In just a one-year span, from 2012 to 2013, GDP growth decreased radically from 5.6% to 1.3%.

The contraction has expanded into 2014 and as Dow Jones Business News states, “The central bank’s last report showed an annual inflation rate of 57.3% in February, one of the highest in the world, as the oil-rich nation grapples with a scarcity of foreign currency that has led to shortages of basic goods and helped fuel protests.”

Constricting government controls instituted by the Maduro regime have only accentuated the problem as Venezuela continues its downward cycle.


Further south, Brazil has been facing its own wave of discontent as support for the World Cup has fallen to an all-time low of 48%.

Colombia's economy is boosting in the region.

Colombian pesos (Photo: Shutterstock)

Spending has now exceeded the $10 billion mark and while most of the funding was initially meant to originate from private sources, as the building and renovations of stadiums nears completion a significant portion of the spending has actually been derived from public funds.

The recently formidable Brazilian economy now finds itself in a pattern of inconsistent growth and social discontent.

Colombia: A fundamentally distinct scenario

Pared up against these two countries, Venezuela and Brazil, Colombia finds itself in a fundamentally distinct scenario.

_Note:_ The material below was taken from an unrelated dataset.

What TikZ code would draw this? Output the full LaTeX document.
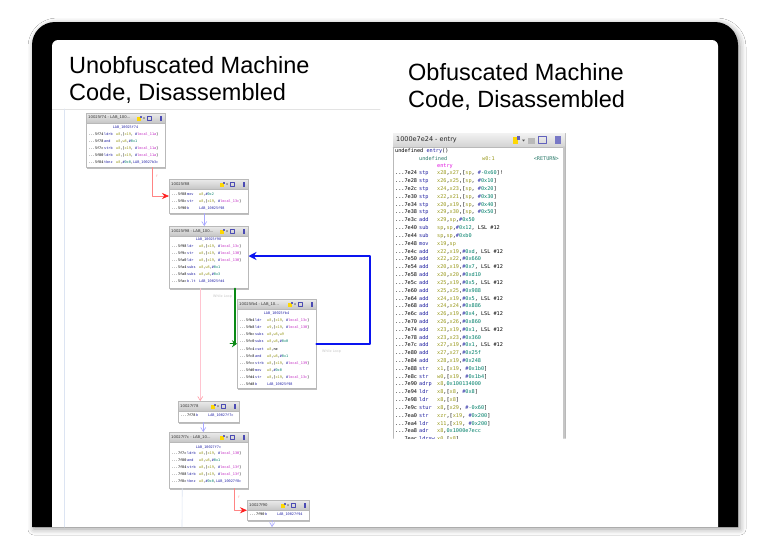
\documentclass[tikz,border=0pt]{standalone}
\usepackage{fontspec}
\setmainfont{Liberation Sans}
\newfontfamily\codefont{DejaVu Sans Mono}
\newfontfamily\barfont{DejaVu Sans}
\usetikzlibrary{arrows.meta,shadows.blur}
\definecolor{mnc}{HTML}{1E1EA0}
\definecolor{regc}{HTML}{9A9A1E}
\definecolor{immc}{HTML}{00806A}
\definecolor{locc}{HTML}{C020C0}
\definecolor{labc}{HTML}{2323A8}
\definecolor{entc}{HTML}{E010E0}
\definecolor{typc}{HTML}{2A7A6A}
\definecolor{edgered}{HTML}{FF2020}
\definecolor{edgelav}{HTML}{A8A8FF}
\definecolor{edgeblue}{HTML}{0A14F0}
\definecolor{edgegreen}{HTML}{0A8A14}
\definecolor{edgepink}{HTML}{FFC4D0}
\definecolor{gutter}{HTML}{DCE4F2}
\newcommand\rg[1]{\textcolor{regc}{#1}}
\newcommand\im[1]{\textcolor{mnc}{\#}\textcolor{immc}{#1}}
\newcommand\lc[1]{\textcolor{mnc}{\#}\textcolor{locc}{#1}}
\newcommand\lb[1]{\textcolor{labc}{#1}}
\tikzset{
  blk/.style={draw=gray!55, fill=white, inner sep=0, anchor=north west, line width=0.5pt},
  blkbar/.style={top color=gray!15, bottom color=gray!45, draw=gray!55, line width=0.4pt},
  tiny/.style={font=\codefont\fontsize{3.5}{4}\selectfont, inner sep=0, anchor=west},
  bartxt/.style={font=\barfont\fontsize{3.8}{4}\selectfont, inner sep=0, anchor=west, text=black!80},
  code/.style={font=\codefont\fontsize{5.2}{6}\selectfont, inner sep=0, anchor=west},
  title/.style={font=\fontsize{23.5}{27}\selectfont, inner sep=0, anchor=base west, align=left},
  looplbl/.style={font=\barfont\fontsize{3.4}{4}\selectfont, inner sep=0, text=gray!45},
}
% name, x, y, w, h, title
\newcommand\block[6]{%
  \fill[gray!50] (#2+1,#3+1.5) rectangle (#2+#4+1,#3+#5+1.5);
  \node[blk, minimum width=#4pt, minimum height=#5pt] (#1) at (#2,#3) {};
  \draw[blkbar] (#2,#3) rectangle (#2+#4,#3+10);
  \node[bartxt] (#1t) at (#2+2,#3+5) {#6};
  \fill[yellow!75!orange] (#2+#4-28,#3+3.5) rectangle (#2+#4-24.5,#3+8);
  \fill[mnc!70] (#2+#4-25,#3+2.5) rectangle (#2+#4-23.5,#3+5);
  \fill[black!70] (#2+#4-22,#3+4.5) -- (#2+#4-20,#3+4.5) -- (#2+#4-21,#3+6) -- cycle;
  \draw[mnc!80, line width=0.5pt] (#2+#4-18,#3+3) rectangle (#2+#4-13.5,#3+7.5);
  \fill[mnc!80] (#2+#4-5.5,#3+2.5) rectangle (#2+#4-3,#3+8);
}
\begin{document}
\begin{tikzpicture}[x=1pt, y=-1pt, >=Stealth, line join=round, line cap=round]
\useasboundingbox (0,0) rectangle (768,552);
\fill[white] (0,0) rectangle (768,552);
% tablet frame
\fill[black, blur shadow={shadow xshift=2pt, shadow yshift=-2pt, shadow blur radius=6pt, shadow opacity=40}]
  (32,527) -- (32,45) arc[start angle=180, end angle=90, radius=23pt] -- (715,22)
  arc[start angle=90, end angle=0, radius=23pt] -- (738,527) -- cycle;
\fill[white] (52,527) -- (52,46) arc[start angle=180, end angle=90, radius=6pt] -- (712,40)
  arc[start angle=90, end angle=0, radius=6pt] -- (718,527) -- cycle;

\node[title] (tleft) at (69,100) {Unobfuscated Machine\\Code, Disassembled};
\node[title] (tright) at (408,107) {Obfuscated Machine\\Code, Disassembled};

\begin{scope}
\clip (52,40) rectangle (718,527);
\draw[gray!22, line width=0.5pt] (52,109) -- (380,109);
\draw[gutter, line width=0.7pt] (64,109) -- (64,527);

% function graph
\block{b1}{86}{113}{79}{54}{10025f74 - LAB\_100...}
\node[tiny, anchor=center] (b1lab) at (125.5,127.5) {\lb{LAB\_10025f74}};
\foreach \a/\m/\o [count=\i] in {5f74/ldrb/{\rg{w8},[\rg{x19}, \lc{local\_11a}]},
    5f78/and/{\rg{w8},\rg{w8},\im{0x1}}, 5f7c/strb/{\rg{w8},[\rg{x19}, \lc{local\_11a}]},
    5f80/ldrb/{\rg{w8},[\rg{x19}, \lc{local\_11a}]}, 5f84/tbnz/{\rg{w8},\im{0x0},\lb{LAB\_10027b3c}}}
  \node[tiny] (b1c\i) at (88.5,127.3+7*\i) {\makebox[15.5pt][l]{...\a}\makebox[12pt][l]{\textcolor{mnc}{\m}}\o};

\block{b2}{169}{179}{79}{34}{10025f88}
\foreach \a/\m/\o [count=\i] in {5f88/mov/{\rg{w8},\im{0x2}},
    5f8c/str/{\rg{w8},[\rg{x19}, \lc{local\_13c}]}, 5f90/b/{\lb{LAB\_10025f98}}}
  \node[tiny] (b2c\i) at (171.5,187.3+7*\i) {\makebox[15.5pt][l]{...\a}\makebox[12pt][l]{\textcolor{mnc}{\m}}\o};

\block{b3}{169}{226}{79}{62}{10025f98 - LAB\_100...}
\node[tiny, anchor=center] (b3lab) at (208.5,240) {\lb{LAB\_10025f98}};
\foreach \a/\m/\o [count=\i] in {5f98/ldr/{\rg{w8},[\rg{x19}, \lc{local\_13c}]},
    5f9c/str/{\rg{w8},[\rg{x19}, \lc{local\_130}]}, 5fa0/ldr/{\rg{w8},[\rg{x19}, \lc{local\_130}]},
    5fa4/subs/{\rg{w8},\rg{w8},\im{0x1}}, 5fa8/subs/{\rg{w8},\rg{w8},\im{0x3}}, 5fac/b.lt/{\lb{LAB\_10025fd4}}}
  \node[tiny] (b3c\i) at (171.5,239.8+6.9*\i) {\makebox[15.5pt][l]{...\a}\makebox[12pt][l]{\textcolor{mnc}{\m}}\o};

\block{b4}{237}{299}{79}{89}{10025fb4 - LAB\_10...}
\node[tiny, anchor=center] (b4lab) at (276.5,314) {\lb{LAB\_10025fb4}};
\foreach \a/\m/\o [count=\i] in {5fb4/ldr/{\rg{w8},[\rg{x19}, \lc{local\_13c}]},
    5fb8/ldr/{\rg{w9},[\rg{x19}, \lc{local\_130}]}, 5fbc/subs/{\rg{w8},\rg{w8},\rg{w9}},
    5fc0/subs/{\rg{w8},\rg{w8},\im{0x0}}, 5fc4/cset/{\rg{w8},ne}, 5fc8/and/{\rg{w8},\rg{w8},\im{0x1}},
    5fcc/strb/{\rg{w8},[\rg{x19}, \lc{local\_139}]}, 5fd0/mov/{\rg{w8},\im{0x0}},
    5fd4/str/{\rg{w8},[\rg{x19}, \lc{local\_13c}]}, 5fd8/b/{\lb{LAB\_10025f98}}}
  \node[tiny] (b4c\i) at (239.5,313.6+7.07*\i) {\makebox[15.5pt][l]{...\a}\makebox[12pt][l]{\textcolor{mnc}{\m}}\o};

\block{b5}{178}{401}{61}{21}{10027f78}
\node[tiny] (b5c1) at (180.5,416) {\makebox[15.5pt][l]{...7f78}\makebox[12pt][l]{\textcolor{mnc}{b}}\lb{LAB\_10027f7c}};

\block{b6}{169}{432}{79}{56}{10027f7c - LAB\_10...}
\node[tiny, anchor=center] (b6lab) at (208.5,447.5) {\lb{LAB\_10027f7c}};
\foreach \a/\m/\o [count=\i] in {7f7c/ldrb/{\rg{w8},[\rg{x19}, \lc{local\_130}]},
    7f80/and/{\rg{w8},\rg{w8},\im{0x1}}, 7f84/strb/{\rg{w8},[\rg{x19}, \lc{local\_13f}]},
    7f88/ldrb/{\rg{w8},[\rg{x19}, \lc{local\_13f}]}, 7f8c/tbnz/{\rg{w8},\im{0x0},\lb{LAB\_10027f8c}}}
  \node[tiny] (b6c\i) at (171.5,447+6.9*\i) {\makebox[15.5pt][l]{...\a}\makebox[12pt][l]{\textcolor{mnc}{\m}}\o};

\block{b7}{247}{500}{62}{20}{10027f90}
\node[tiny] (b7c1) at (249.5,514.5) {\makebox[15.5pt][l]{...7f90}\makebox[12pt][l]{\textcolor{mnc}{b}}\lb{LAB\_10027f94}};

% edges
\coordinate (rk1) at (152,196);
\coordinate (lp) at (370,256);
\coordinate (b6out) at (182,527);
\coordinate (b7out) at (272,527);
\draw[edgered!55, line width=0.6pt, -{Stealth[length=7pt, width=6pt, color=edgered]}] (b1.south -| rk1) |- (b2.west |- rk1);
\draw[edgelav, line width=0.6pt, -{Straight Barb[length=4pt, width=5pt]}] ([xshift=-4.5pt]b2.south) -- ([xshift=-4.5pt]b3.north);
\draw[edgeblue, line width=2.4pt, -{Stealth[length=8pt, width=8pt]}] (b4.east) -| (lp) -- (b3.east |- lp);
\draw[edgegreen, line width=2pt] ([xshift=26.5pt]b3.south) |- ([xshift=-3pt]b4.west) coordinate (gk);
\draw[edgegreen, line width=1pt, -{Stealth[length=5pt, width=7pt]}] ([xshift=-4pt]gk) -- (b4.west);
\draw[edgepink, line width=0.6pt, -{Straight Barb[length=4pt, width=5pt, color=edgepink!80!red]}] ([xshift=-8.5pt]b3.south) -- ([xshift=-8.5pt]b5.north);
\draw[edgelav, line width=0.6pt, -{Straight Barb[length=4pt, width=5pt]}] ([xshift=-5.5pt]b5.south) -- ([xshift=-5.5pt]b6.north);
\draw[edgered!55, line width=0.6pt, -{Stealth[length=7pt, width=6pt, color=edgered]}] ([xshift=25.5pt]b6.south) |- (b7.west);
\draw[edgelav, line width=0.6pt, -{Straight Barb[length=4pt, width=5pt]}] ([xshift=-6pt]b7.south) -- (b7out);
\draw[gutter, line width=0.6pt] ([xshift=-26.5pt]b6.south) -- (b6out);
\node[looplbl, anchor=west] (wl1) at (213,297) {While Loop};
\node[looplbl, anchor=west] (wl2) at (322,352) {While Loop};
\node[looplbl, text=edgered!50] (f1) at (157,176) {f};
\node[looplbl, text=edgered!50] (f2) at (239,497) {f};
\end{scope}

% listing window
\node[fill=white, anchor=north west, minimum width=172pt, minimum height=305pt, inner sep=0] (win) at (393,133) {};
\draw[gray!55, line width=0.6pt] (win.south west) |- (win.north east) -- (win.south east);
\fill[top color=gray!10, bottom color=gray!35] (393,133) rectangle (565,147);
\draw[gray!55, line width=0.5pt] (393,147) -- (565,147);
\draw[gray!45, line width=2pt] (563.5,147) -- (563.5,438);
\node[font=\barfont\fontsize{6.5}{7}\selectfont, anchor=west, inner sep=0, text=black!85] (wint) at (396,140) {1000e7e24 - entry};
\fill[yellow!75!orange] (513,137) rectangle (518,143.5);
\fill[mnc!70] (517,136) rectangle (519.5,139.5);
\fill[black!70] (522,139.5) -- (525,139.5) -- (523.5,141.5) -- cycle;
\fill[gray!55] (528,137.5) rectangle (535,143.5);
\draw[mnc!70, line width=0.6pt] (538,136.5) rectangle (546,143.5);
\fill[mnc!60] (555,136) rectangle (561,144);

\begin{scope}
\clip (393,147.5) rectangle (562,438);
\node[code] (rh1) at (395,151.5) {undefined \textcolor{mnc}{entry}()};
\node[code] (rh2) at (419,159) {\textcolor{typc}{undefined}};
\node[code] (rh3) at (482,159) {\textcolor{regc}{w0:1}};
\node[code, anchor=east] (rh4) at (559,159) {\textcolor{typc}{<RETURN>}};
\node[code] (rh5) at (437,166.3) {\textcolor{entc}{entry}};
\foreach \a/\m/\o [count=\i] in {
    7e24/stp/{\rg{x28},\rg{x27},[\rg{sp}, \im{-0x60}]!}, 7e28/stp/{\rg{x26},\rg{x25},[\rg{sp}, \im{0x10}]},
    7e2c/stp/{\rg{x24},\rg{x23},[\rg{sp}, \im{0x20}]}, 7e30/stp/{\rg{x22},\rg{x21},[\rg{sp}, \im{0x30}]},
    7e34/stp/{\rg{x20},\rg{x19},[\rg{sp}, \im{0x40}]}, 7e38/stp/{\rg{x29},\rg{x30},[\rg{sp}, \im{0x50}]},
    7e3c/add/{\rg{x29},\rg{sp},\im{0x50}}, 7e40/sub/{\rg{sp},\rg{sp},\im{0x12}, LSL \#12},
    7e44/sub/{\rg{sp},\rg{sp},\im{0xb0}}, 7e48/mov/{\rg{x19},\rg{sp}},
    7e4c/add/{\rg{x22},\rg{x19},\im{0xd}, LSL \#12}, 7e50/add/{\rg{x22},\rg{x22},\im{0x660}},
    7e54/add/{\rg{x20},\rg{x19},\im{0x7}, LSL \#12}, 7e58/add/{\rg{x20},\rg{x20},\im{0xd10}},
    7e5c/add/{\rg{x25},\rg{x19},\im{0x5}, LSL \#12}, 7e60/add/{\rg{x25},\rg{x25},\im{0x988}},
    7e64/add/{\rg{x24},\rg{x19},\im{0x5}, LSL \#12}, 7e68/add/{\rg{x24},\rg{x24},\im{0x886}},
    7e6c/add/{\rg{x26},\rg{x19},\im{0x4}, LSL \#12}, 7e70/add/{\rg{x26},\rg{x26},\im{0x860}},
    7e74/add/{\rg{x23},\rg{x19},\im{0x1}, LSL \#12}, 7e78/add/{\rg{x23},\rg{x23},\im{0x360}},
    7e7c/add/{\rg{x27},\rg{x19},\im{0x1}, LSL \#12}, 7e80/add/{\rg{x27},\rg{x27},\im{0x25f}},
    7e84/add/{\rg{x28},\rg{x19},\im{0x248}}, 7e88/str/{\rg{x1},[\rg{x19}, \im{0x1b0}]},
    7e8c/str/{\rg{w0},[\rg{x19}, \im{0x1b4}]}, 7e90/adrp/{\rg{x8},\textcolor{immc}{0x100134000}},
    7e94/ldr/{\rg{x8},[\rg{x8}, \im{0x8}]}, 7e98/ldr/{\rg{x8},[\rg{x8}]},
    7e9c/stur/{\rg{x8},[\rg{x29}, \im{-0x60}]}, 7ea0/str/{\rg{xzr},[\rg{x19}, \im{0x200}]},
    7ea4/ldr/{\rg{x11},[\rg{x19}, \im{0x200}]}, 7ea8/adr/{\rg{x8},\textcolor{immc}{0x1000e7ecc}},
    7eac/ldrsw/{\rg{x0},[\rg{x8}]}}
  \node[code] (r\i) at (395,165.5+7.82*\i) {\makebox[24pt][l]{...\a}\makebox[18pt][l]{\textcolor{mnc}{\m}}\o};
\end{scope}
\end{tikzpicture}
\end{document}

However, a continued stream of economic growth throughout the next administration does have the potential to positively influence Colombia’s neighbors through a more robust economic apparatus with improved trade capabilities and augmented regional economic influence.

President Santos has overseen a period of steady growth throughout his four-year administration and looks poised continue on the same path if re-elected.

Meanwhile, his main opponent of the Democratic Center party, Óscar Iván Zuluaga, does not count with the same experience as Santos and has indicated a determinedness to re-declare war on the FARC if re-elected.

SEE ALSO: The FARC continues to be a preeminent issue in Colombian elections

Although far from certain, a renewed drug war on this scale holds the potential to have detrimental effects on Colombia’s recent economic growth through increased fiscal spending.

Ultimately, Colombia serves as an economic standard for the region by exemplifying certain standards which countries like Venezuela and Brazil could have, but haven’t, met.

Neither candidate seems particularly inclined to reverse this model, but Santos’ proven experience and aims for peace with the FARC guerilla appear to provide a more reliable framework for continued growth, which could subsequently have positive influences on both Venezuela and Brazil.